Originally published January 5, 2007 at 12:00 AM | Page modified January 7, 2007 at 6:16 AM
Corrected version
Movie Review
"Notes on a Scandal" | From one moral misstep, a dark pas de deux
Zoë Heller's "Notes on a Scandal" (published in the United States in 2003 under the title "What Was She...
Seattle Times movie critic
Zoë Heller's novel "Notes on a Scandal" (published in the United States in 2003 under the title "What Was She Thinking?") pulls off a marvelous rabbit-from-a-hat trick: What appears to be its main plot turns out not to be the real story at all. The "scandal" of the title is an affair, between a British secondary-school teacher named Sheba Hart and her teenage student, Steven. But the story, narrated by fellow teacher Barbara Covett, is gradually revealed to be less about Sheba and more about Barbara, a desperately lonely woman who schemes to control Sheba's life. The "notes" — Barbara's diary — reveal a highly biased view of what really happened; Barbara's version of the tale wrings reality like a dishcloth, squeezing it of all but what she wants us to know.
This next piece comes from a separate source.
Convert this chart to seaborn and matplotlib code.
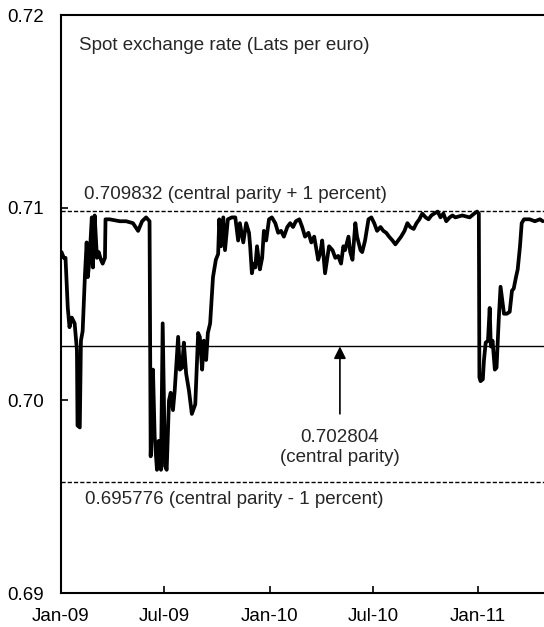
import pandas as pd
import numpy as np
import matplotlib
matplotlib.use("Agg")
import matplotlib.pyplot as plt
import matplotlib.dates as mdates
import seaborn as sns

# Spot exchange rate, lats per euro
dates = [
    "2009-01-02", "2009-01-06", "2009-01-09", "2009-01-13", "2009-01-16", "2009-01-20",
    "2009-01-25", "2009-01-29", "2009-01-30", "2009-02-03", "2009-02-05", "2009-02-08",
    "2009-02-12", "2009-02-15", "2009-02-17", "2009-02-20", "2009-02-24", "2009-02-26",
    "2009-03-01", "2009-03-05", "2009-03-08", "2009-03-12", "2009-03-15", "2009-03-19",
    "2009-03-20", "2009-03-27", "2009-04-14", "2009-04-25", "2009-05-07", "2009-05-16",
    "2009-05-23", "2009-05-30", "2009-06-05", "2009-06-07", "2009-06-11", "2009-06-14",
    "2009-06-18", "2009-06-21", "2009-06-25", "2009-06-28", "2009-07-02", "2009-07-05",
    "2009-07-09", "2009-07-12", "2009-07-16", "2009-07-19", "2009-07-25", "2009-07-28",
    "2009-08-01", "2009-08-04", "2009-08-08", "2009-08-13", "2009-08-18", "2009-08-24",
    "2009-08-29", "2009-09-01", "2009-09-05", "2009-09-08", "2009-09-12", "2009-09-15",
    "2009-09-19", "2009-09-24", "2009-09-29", "2009-10-03", "2009-10-05", "2009-10-08",
    "2009-10-12", "2009-10-15", "2009-10-20", "2009-10-27", "2009-11-02", "2009-11-07",
    "2009-11-10", "2009-11-16", "2009-11-21", "2009-11-26", "2009-11-28", "2009-12-01",
    "2009-12-04", "2009-12-07", "2009-12-10", "2009-12-15", "2009-12-19", "2009-12-22",
    "2009-12-26", "2009-12-31",
    "2010-01-05", "2010-01-11", "2010-01-16", "2010-01-21", "2010-01-26", "2010-02-01",
    "2010-02-06", "2010-02-11", "2010-02-16", "2010-02-22", "2010-02-27", "2010-03-04",
    "2010-03-10", "2010-03-15", "2010-03-20", "2010-03-27", "2010-03-31", "2010-04-03",
    "2010-04-08", "2010-04-15", "2010-04-21", "2010-04-26", "2010-05-01", "2010-05-06",
    "2010-05-10", "2010-05-13", "2010-05-19", "2010-05-22", "2010-05-26", "2010-05-31",
    "2010-06-03", "2010-06-09", "2010-06-12", "2010-06-17", "2010-06-23", "2010-06-28",
    "2010-07-03", "2010-07-08", "2010-07-14", "2010-07-19", "2010-07-24", "2010-07-29",
    "2010-08-04", "2010-08-09", "2010-08-14", "2010-08-19", "2010-08-25", "2010-08-30",
    "2010-09-04", "2010-09-10", "2010-09-15", "2010-09-20", "2010-09-25", "2010-10-01",
    "2010-10-06", "2010-10-11", "2010-10-16", "2010-10-22", "2010-10-27", "2010-11-01",
    "2010-11-06", "2010-11-12", "2010-11-17", "2010-11-22", "2010-12-04", "2010-12-17",
    "2010-12-25", "2010-12-30",
    "2011-01-02", "2011-01-03", "2011-01-05", "2011-01-09", "2011-01-11", "2011-01-14",
    "2011-01-18", "2011-01-21", "2011-01-23", "2011-01-26", "2011-01-30", "2011-02-02",
    "2011-02-06", "2011-02-09", "2011-02-15", "2011-02-20", "2011-02-25", "2011-03-01",
    "2011-03-04", "2011-03-08", "2011-03-11", "2011-03-15", "2011-03-18", "2011-03-22",
    "2011-04-01", "2011-04-10", "2011-04-19", "2011-04-24",
]
rate = [
    0.7077, 0.7074, 0.7074, 0.7048, 0.7038, 0.7043,
    0.7040, 0.7026, 0.6987, 0.6986, 0.7031, 0.7036,
    0.7065, 0.7082, 0.7064, 0.7073, 0.7095, 0.7069,
    0.7096, 0.7074, 0.7077, 0.7073, 0.7071, 0.7074,
    0.7094, 0.7094, 0.7093, 0.7093, 0.7092, 0.7088,
    0.7093, 0.7095, 0.7093, 0.6971, 0.7016, 0.6981,
    0.6964, 0.6979, 0.6964, 0.7040, 0.6966, 0.6964,
    0.7000, 0.7004, 0.6995, 0.7005, 0.7033, 0.7016,
    0.7017, 0.7030, 0.7014, 0.7005, 0.6993, 0.6998,
    0.7035, 0.7033, 0.7016, 0.7031, 0.7021, 0.7035,
    0.7040, 0.7064, 0.7073, 0.7076, 0.7094, 0.7080,
    0.7095, 0.7078, 0.7094, 0.7095, 0.7095, 0.7083,
    0.7092, 0.7082, 0.7092, 0.7087, 0.7080, 0.7066,
    0.7071, 0.7069, 0.7080, 0.7068, 0.7074, 0.7088,
    0.7083, 0.7094,
    0.7095, 0.7092, 0.7087, 0.7088, 0.7085, 0.7090,
    0.7092, 0.7090, 0.7093, 0.7094, 0.7090, 0.7085,
    0.7087, 0.7082, 0.7085, 0.7073, 0.7077, 0.7083,
    0.7066, 0.7080, 0.7078, 0.7074, 0.7075, 0.7071,
    0.7080, 0.7078, 0.7085, 0.7077, 0.7073, 0.7092,
    0.7085, 0.7078, 0.7077, 0.7083, 0.7094, 0.7095,
    0.7092, 0.7088, 0.7090, 0.7088, 0.7087, 0.7085,
    0.7083, 0.7081, 0.7083, 0.7085, 0.7088, 0.7092,
    0.7090, 0.7089, 0.7092, 0.7094, 0.7097, 0.7095,
    0.7094, 0.7096, 0.7097, 0.7098, 0.7095, 0.7097,
    0.7093, 0.7095, 0.7096, 0.7095, 0.7096, 0.7095,
    0.7097, 0.7098,
    0.7097, 0.7012, 0.7010, 0.7011, 0.7021, 0.7030,
    0.7031, 0.7048, 0.7028, 0.7031, 0.7016, 0.7017,
    0.7043, 0.7059, 0.7045, 0.7045, 0.7046, 0.7057,
    0.7058, 0.7064, 0.7068, 0.7080, 0.7092, 0.7094,
    0.7094, 0.7093, 0.7094, 0.7093,
]

central = 0.702804
upper = 0.709832
lower = 0.695776
y_ticks = [0.69, 0.70, 0.71, 0.72]
y_labels = ["0.69", "0.70", "0.71", "0.72"]

df = pd.DataFrame({"date": pd.to_datetime(dates), "rate": rate})

sns.set_style("white")
plt.rcParams["font.family"] = ["Liberation Sans", "DejaVu Sans"]
fs = 13.5

fig = plt.figure(figsize=(5.44, 6.27), dpi=100)
ax = fig.add_axes([0.112, 0.054, 0.888, 0.922])

sns.lineplot(data=df, x="date", y="rate", color="black", linewidth=2.7, ax=ax)

ax.axhline(central, color="black", linewidth=1.0)
ax.axhline(upper, color="black", linewidth=1.0, linestyle=(0, (3, 1.5)))
ax.axhline(lower, color="black", linewidth=1.0, linestyle=(0, (3, 1.5)))

ax.set_xlim(pd.Timestamp("2009-01-01"), pd.Timestamp("2011-04-26"))
ax.set_ylim(0.69, 0.72)
ax.set_yticks(y_ticks)
ax.set_yticklabels(y_labels)
ax.xaxis.set_major_locator(mdates.MonthLocator(bymonth=[1, 7]))
ax.xaxis.set_major_formatter(mdates.DateFormatter("%b-%y"))
ax.set_xlabel("")
ax.set_ylabel("")

ax.tick_params(direction="in", length=5, width=1.2, labelsize=fs, colors="black",
               left=True, bottom=True)
ax.tick_params(axis="x", pad=11)
ax.tick_params(axis="y", pad=12)
ax.spines["right"].set_visible(False)
for side in ["left", "bottom", "top"]:
    ax.spines[side].set_color("black")
    ax.spines[side].set_linewidth(1.5)

ax.text(0.037, 0.947, "Spot exchange rate (Lats per euro)", transform=ax.transAxes,
        fontsize=fs, ha="left", va="center")
ax.text(pd.Timestamp("2009-02-10"), upper + 0.0004, "0.709832 (central parity + 1 percent)",
        fontsize=fs, ha="left", va="bottom")
ax.text(pd.Timestamp("2009-02-12"), lower - 0.0005, "0.695776 (central parity - 1 percent)",
        fontsize=fs, ha="left", va="top")

arrow_date = pd.Timestamp("2010-05-04")
ax.annotate("", xy=(arrow_date, central), xytext=(arrow_date, central - 0.0035),
            arrowprops=dict(arrowstyle="-|>", color="black", lw=1.2,
                            mutation_scale=18, shrinkA=0, shrinkB=0))
ax.text(arrow_date, central - 0.0043, "0.702804\n(central parity)", fontsize=fs,
        ha="center", va="top", linespacing=1.2)

fig.savefig("out.png", dpi=100)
The book now comes to the screen with a dream cast and a changed tone: Where Heller engaged in subtle, wicked satire, director Richard Eyre and screenwriter Patrick Marber ("Closer") lean more toward melodrama and pathos. And, surprisingly, it works; like a mirror image of the book, it's a different view of the same picture. There are moments when the screen "Notes on a Scandal" approaches grand opera, with Philip Glass' beautifully persistent score twisting around the cast like vines, and the two lead actors letting emotions pour out of them, larger than life and yet lifelike.
"Notes on a Scandal," with Judi Dench, Cate Blanchett, Bill Nighy, Andrew Simpson, Phil Davis. Directed by Richard Eyre, from a screenplay by Patrick Marber, based on the novel by Zoë Heller. 92 minutes. Rated R for language and some aberrant sexual content. Pacific Place, Lincoln Square, Guild 45th.
Judi Dench, as Barbara, has pulled her face into sharp lines; this is a bitter, unhappy woman, waiting endlessly for something other than what she calls "the drip-drip, long-haul, no-end-in-sight loneliness" of her days. Everything this woman does has an edge: When she smokes, her cigarette seems like a weapon; when she shops, she grabs decisively, as if the item might jump away. When the lovely Sheba (Cate Blanchett) appears at the school as a new faculty member, Barbara is suspicious of her, describing her dismissively as "a fey person." (Dench stretches out the word "fey" like an elastic band; you fear it might snap.) But her feelings soon change, and she comes to love Sheba in a strange, possessive way; it's sexual (more overtly than the book), and yet more than that.
In less skilled hands, Barbara could be a villain, but Dench finds a vulnerability within her that's at times unbearably sad; she is, it seems, love's victim. As she becomes caught up in Sheba's affair with Steven (Andrew Simpson), her scheming, obsessive behavior seems almost unintentional — the result of forces beyond her control. Meanwhile, Blanchett's airy Sheba justifies her own behavior as something she deserves, something wicked yet acceptable, "like having another drink when you know you shouldn't." The women circle each other — Barbara focused like a hawk, Sheba distracted and oblivious — in an increasingly dark dance. Eventually, though, the piper must be paid.
Eyre has paid careful attention to visual detail. The differences in the two women's social class are depicted vividly: Barbara's dark apartment is below its modest street; the more affluent Sheba's row house rises grandly above its sidewalk. Sheba's comfortable home has an agreeable, soft messiness to it; Barbara's flat is painful in its tidiness, with a sadly perky cat-shaped key holder hanging on the wall. Ultimately, though, "Notes on a Scandal" emerges as a remarkable character study: difficult to watch, impossible to look away.
Moira Macdonald: 206-464-2725 or mmacdonald@seattletimes.com
Information in this article, originally published January 5, was corrected January 7. The book by Zoë Heller on which the movie "Notes from a Scandal" is based was a nominee for the Booker Prize in 2003. It did not win the award, as was mistakenly reported in a previous version of this review.